Books: Reading the West

A Million Acres: Montana Writers Reflect on Land and Open Space (Riverbend Press, $34.95), edited by Keir Graff and featuring stunning photos by Alexis Bonogofsky, includes essays, short stories, excerpts from fiction, and even a song that explore ideas around open lands and the writers’ feelings about Montana as a whole. As Graff says in his introduction, “Think of the book you hold in your hands as a gorgeous, hardcover, coffee-table-sized literary journal.”

The writers featured in A Million Acres include Carrie La Seur, Jim Robbins, Maile Meloy, Jamie Harrison, Rick Bass, and others who represent Montana’s contemporary literary scene. Their stories range from experiences on rafting excursions and cross-country ski trips to that of a family deciding whether or not to sell the ranch. Each story offers perspectives on land use, loss, finding truth, and the underlying conservation and environmental issues at stake in Big Sky country. The proceeds from the sales of this book support the Montana Land Reliance, an organization that recently celebrated the preservation of its one-millionth acre.

A small-town Montana college campus in the 1970s offers the setting for Mary Clearman Blew’s new novel, Sweep Out the Ashes (Bison Books, $19.95), where both the protagonist’s past and the daunting winter weather create a mysterious backdrop for the story. Diana Karnov has taken a job teaching history in a town in Northern Montana, believing that the opportunity will allow her to create her own life away from the great-aunts who raised her, while also giving her a chance to learn more about her parents. Karnov doesn’t remember her father, and upon questioning her aunts, she has always been met with resistance. As she struggles to find her place in the male-dominated world of academia, she also discovers a world of history and culture when she befriends a female Métis student and her brother. Her journey to unravel her past becomes a fascinating exploration of how narrative is shaped — and how our expectations shape us all.
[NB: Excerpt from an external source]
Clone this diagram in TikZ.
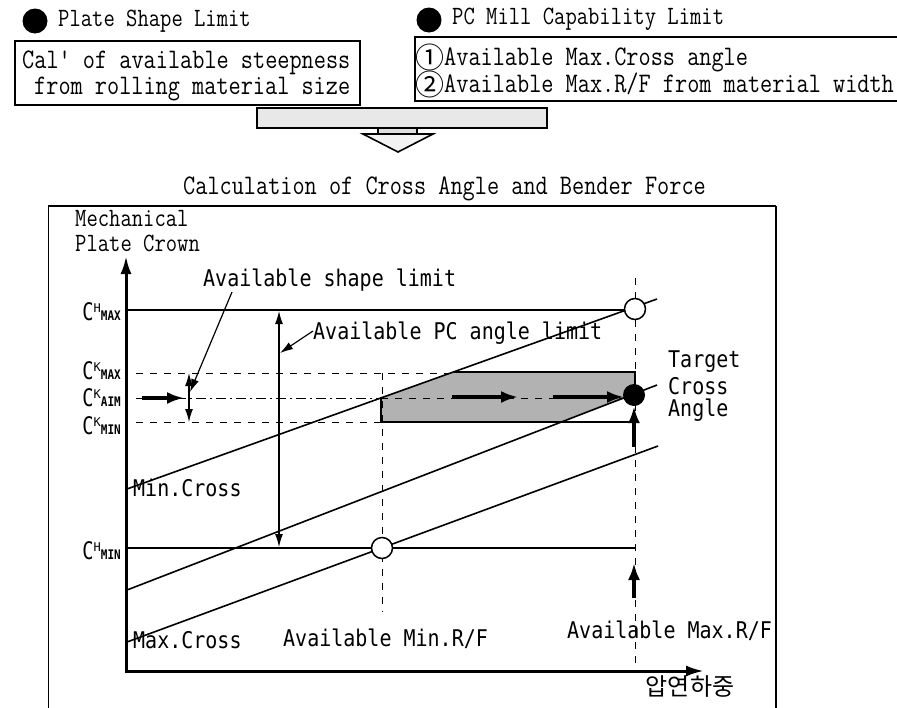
\documentclass[tikz,border=0pt]{standalone}
\usepackage{fontspec}
\usetikzlibrary{arrows.meta}
\newfontfamily\lblfont{DejaVu Sans Mono}
\newfontfamily\krfont{Noto Sans CJK KR}
\newcommand\smono{\ttfamily\addfontfeature{FakeBold=1.6}}
\newcommand\slab[1]{\scalebox{1}[1.15]{#1}}
\newcommand\tlab[1]{\scalebox{1}[1.2]{#1}}
\newcommand\circd[1]{\raisebox{-2.5pt}{\krfont\fontsize{29}{30}\selectfont #1}}
\newcommand\clab[2]{\scalebox{0.85}[1.1]{\fontsize{22}{24}\selectfont C}\raisebox{8pt}{\fontsize{12}{12}\selectfont #1}\scalebox{1}[1.2]{\fontsize{11}{12}\selectfont\bfseries #2}}
\tikzset{
  serifT/.style={font=\smono\fontsize{23.6}{27}\selectfont, inner sep=0pt, anchor=west},
  headT/.style={font=\smono\fontsize{22}{26}\selectfont, inner sep=0pt, anchor=west},
  lbl/.style={font=\lblfont\fontsize{20}{24}\selectfont, inner sep=0pt, anchor=west},
  clbl/.style={font=\lblfont, inner sep=0pt, anchor=east},
  bulletdot/.style={circle, fill=black, minimum size=25pt, inner sep=0pt},
  opencirc/.style={circle, draw=black, line width=1.5pt, fill=white, minimum size=21pt, inner sep=0pt},
  fullcirc/.style={circle, fill=black, minimum size=22pt, inner sep=0pt},
  plotline/.style={line width=1.6pt},
  axisline/.style={line width=3pt, -{Latex[length=18pt,width=11pt]}},
  thinarrow/.style={line width=1.2pt, -{Latex[length=13pt,width=8pt]}},
  thinboth/.style={line width=1.2pt, {Latex[length=13pt,width=8pt]}-{Latex[length=13pt,width=8pt]}},
  thickarrow/.style={line width=3.2pt, -{Latex[length=17pt,width=12pt]}},
  dashline/.style={line width=0.8pt, dash pattern=on 7pt off 7pt},
  dotline/.style={line width=0.7pt, dash pattern=on 10pt off 4pt on 2pt off 4pt},
  boxline/.style={line width=1.6pt},
}
\begin{document}
\begin{tikzpicture}[x=1pt,y=-1pt]
\useasboundingbox (0,0) rectangle (897,707);

% ---------- top section ----------
\node[bulletdot] (b1) at (35,21) {};
\node[headT] (h1) at (58,21) {\tlab{Plate Shape Limit}};
\node[bulletdot] (b2) at (429,20) {};
\node[headT] (h2) at (452,19) {\tlab{PC Mill Capability Limit}};

\draw[boxline] (15,41) rectangle (360,105);
\node[serifT] (t1) at (22,63) {\tlab{Cal' of available steepness}};
\node[serifT] (t2) at (34,89) {\tlab{from rolling material size}};

\draw[boxline] (415,37) rectangle (905,101);
\node[serifT] (t3) at (415,58) {\circd{①}\tlab{Available Max.Cross angle}};
\node[serifT] (t4) at (415,84) {\circd{②}\tlab{Available Max.R/F from material width}};

\draw[line width=1.6pt, fill=gray!18] (257,108) rectangle (547,128);
\draw[line width=1.6pt, fill=gray!25] (378,128) rectangle (417,134);
\draw[line width=1.6pt, fill=gray!10] (363,134) -- (433,134) -- (398,152) -- cycle;

\node[serifT] (title) at (183,189) {\tlab{Calculation of Cross Angle and Bender Force}};

% ---------- frame ----------
\draw[line width=1pt] (48,206) -- (48,712);
\draw[line width=1.5pt] (48,206) -- (776,206);
\draw[line width=1.2pt] (776,206) -- (776,712);

\node[headT] (m1) at (75,219) {\tlab{Mechanical}};
\node[headT] (m2) at (75,243) {\tlab{Plate Crown}};

% ---------- axes ----------
\coordinate (O) at (126,671);
\coordinate (Ytop) at (126,256);
\coordinate (Xend) at (704,671);
\draw[axisline] (O) -- (Ytop);
\draw[axisline] (124.5,671) -- (Xend);
\node[font=\krfont\fontsize{24}{28}\selectfont, inner sep=0pt] (xl) at (690,687) {압연하중};

% ---------- axis labels ----------
\node[clbl] (chmax) at (121,312) {\clab{H}{MAX}};
\node[clbl] (ckmax) at (121,371) {\clab{K}{MAX}};
\node[clbl] (ckaim) at (121,398) {\clab{K}{AIM}};
\node[clbl] (ckmin) at (121,426) {\clab{K}{MIN}};
\node[clbl] (chmin) at (121,551) {\clab{H}{MIN}};

% ---------- shaded target region ----------
\fill[gray!60] (381,397) -- (454,372) -- (635,372) -- (635,395) -- (561,422) -- (381,422) -- cycle;

% ---------- horizontal limit lines ----------
\coordinate (hmaxL) at (126,310);
\coordinate (hmaxR) at (635,310);
\coordinate (hminL) at (126,548);
\coordinate (hminR) at (635,548);
\draw[plotline] (hmaxL) -- (hmaxR);
\draw[plotline] (hminL) -- (hminR);

\draw[dashline] (136,373) -- (454,373);
\draw[dotline] (136,398) -- (381,398);
\draw[dashline] (381,398) -- (630,398);
\draw[dashline] (136,422) -- (381,422);

\draw[boxline] (454,372) -- (635,372) -- (635,388);
\draw[boxline] (381,397) -- (381,422) -- (635,422);

% ---------- vertical dashed ----------
\draw[dashline] (382,373) -- (382,612);
\draw[dashline] (635,278) -- (635,663);

% ---------- diagonal crown lines ----------
\draw[plotline] (127,489) -- (657,299);
\draw[plotline] (127,590) -- (657,385);
\draw[plotline] (127,642) -- (658,446);

% ---------- markers ----------
\node[opencirc] (cmax) at (635,309) {};
\node[opencirc] (cmin) at (382,548) {};
\node[fullcirc] (target) at (634,395) {};

% ---------- arrows ----------
\coordinate (pcT) at (279,311);
\coordinate (pcB) at (279,547);
\draw[thinboth] (pcT) -- (pcB);
\coordinate (pcL1) at (313,331);
\coordinate (pcL2) at (280,353);
\draw[thinarrow] (pcL1) -- (pcL2);

\coordinate (shL1) at (232,292);
\coordinate (shL2) at (190,392);
\draw[thinarrow] (shL1) -- (shL2);
\draw[thinboth] (189,373) -- (189,422);
\draw[thickarrow] (142,398) -- (184,398);

\draw[thickarrow] (452,397) -- (518,397);
\draw[thickarrow] (553,397) -- (624,397);

\coordinate (tgA) at (634,447);
\draw[thickarrow] (tgA) -- (target.south);
\draw[thickarrow] (634,598) -- (634,563);

% ---------- labels ----------
\node[lbl] (l1) at (203,280) {\slab{Available shape limit}};
\node[lbl] (l2) at (313,333) {\slab{Available PC angle limit}};
\node[lbl] (l3) at (668,362) {\slab{Target}};
\node[lbl] (l4) at (668,386) {\slab{Cross}};
\node[lbl] (l5) at (668,410) {\slab{Angle}};
\node[lbl] (l6) at (133,488) {\slab{Min.Cross}};
\node[lbl] (l7) at (133,640) {\slab{Max.Cross}};
\node[lbl] (l8) at (283,639) {\slab{Available Min.R/F}};
\node[lbl] (l9) at (567,631) {\slab{Available Max.R/F}};
\end{tikzpicture}
\end{document}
Rye Curtis’s Kingdomtide: A Novel (Little, Brown and Company, $28) tells the story of two women through their alternating perspectives: One is the elderly, lone survivor of a small airplane crash in the Bitterroot Mountains, and the other is an embittered forest ranger determined to find the survivor against all logic and reason. Cloris Waldrip, a white-haired, modest, 72-year-old former librarian and rancher’s wife from Texas, walks away from the plane crash and into an adventure that is at first full of horror and then made better through the kindness of a masked stranger who helps her along her way. Ranger Debra Lewis, who always has a thermos of merlot at her side as she stumbles through the wreckage of her life and relationships, is determined to solve the mystery of what happened to Waldrip. The suspense, the finely wrought characters, and the visceral description of the airplane’s plunge from the sky and into the freezing rush of the river keep the pages turning, as the 1980s Montana setting is vividly brought to life.

In Wilderness of Hope: Fly Fishing and Public Lands in the American West (University of Nebraska Press, $26.95), author Quinn Grover explores the intersection of public land preservation and the avid pursuit of fly fishing. This thoughtful book investigates the relationships between recreationists, landowners, and the government, and how each entity relates to the overall outdoor experience. With Grover’s years of experience as a fisherman used as a jumping-off point, this book is a meditation on how interactions with the wild stay with people as they go about their lives in the modern world.

See That My Grave is Kept Clean by Bart Paul (Arcade Crimewise, $24.99) is the third in the author’s series, Tommy Smith High Country Noir. A twisty thriller populated with subplots of bank fraud, dirty cops, and complicated family relationships, this is a fine addition to the growing genre of mystery fiction. In the story, a villainous character from Reno, Nevada, infiltrates the wilderness where Tommy Smith has set up his business as an outfitter, and the all-too-real results are terrifying. The mystery and plot twists keep the reader guessing throughout.

Montana’s geography is divided into six distinct regions by the state’s tourism division, and writer Ednor Therriault explores them all in his new book, Seven Montanas (TwoDot, $26.95), which is illustrated with archival and contemporary black and white photography. Interviews, histories, and personal observations by a writer with deep roots in and a palpable love for his home state make this an excellent addition to Treasure State literature. The “seventh Montana” that Therriault envisions is that of the future, born of its legacy of distinct differences and varied landscapes, but joined with great hope for its prospects.

According to Kate: The Legendary Life of Big Nose Kate, Love of Doc Holliday (TwoDot, $24.95) is writer Chris Enss’ latest exploration of the lives of women who shaped the West. Mary Kate Cummings, known as Big Nose Kate among many other aliases, claimed to witness the shoot-out at the OK Corral as well as other famous moments in history alongside her longtime paramour, the dentist-turned-gunfighter John Henry “Doc” Holliday. For years, Cummings collected letters, her own written musings on her life of adventure, and her accounts of the men she knew and the events she claimed to have witnessed. She always hoped that a publisher would pay her to tell the story of her life — but no book emerged while she was alive. In this biography, Enss delves into Cummings’ archives, allowing her version of events to shine.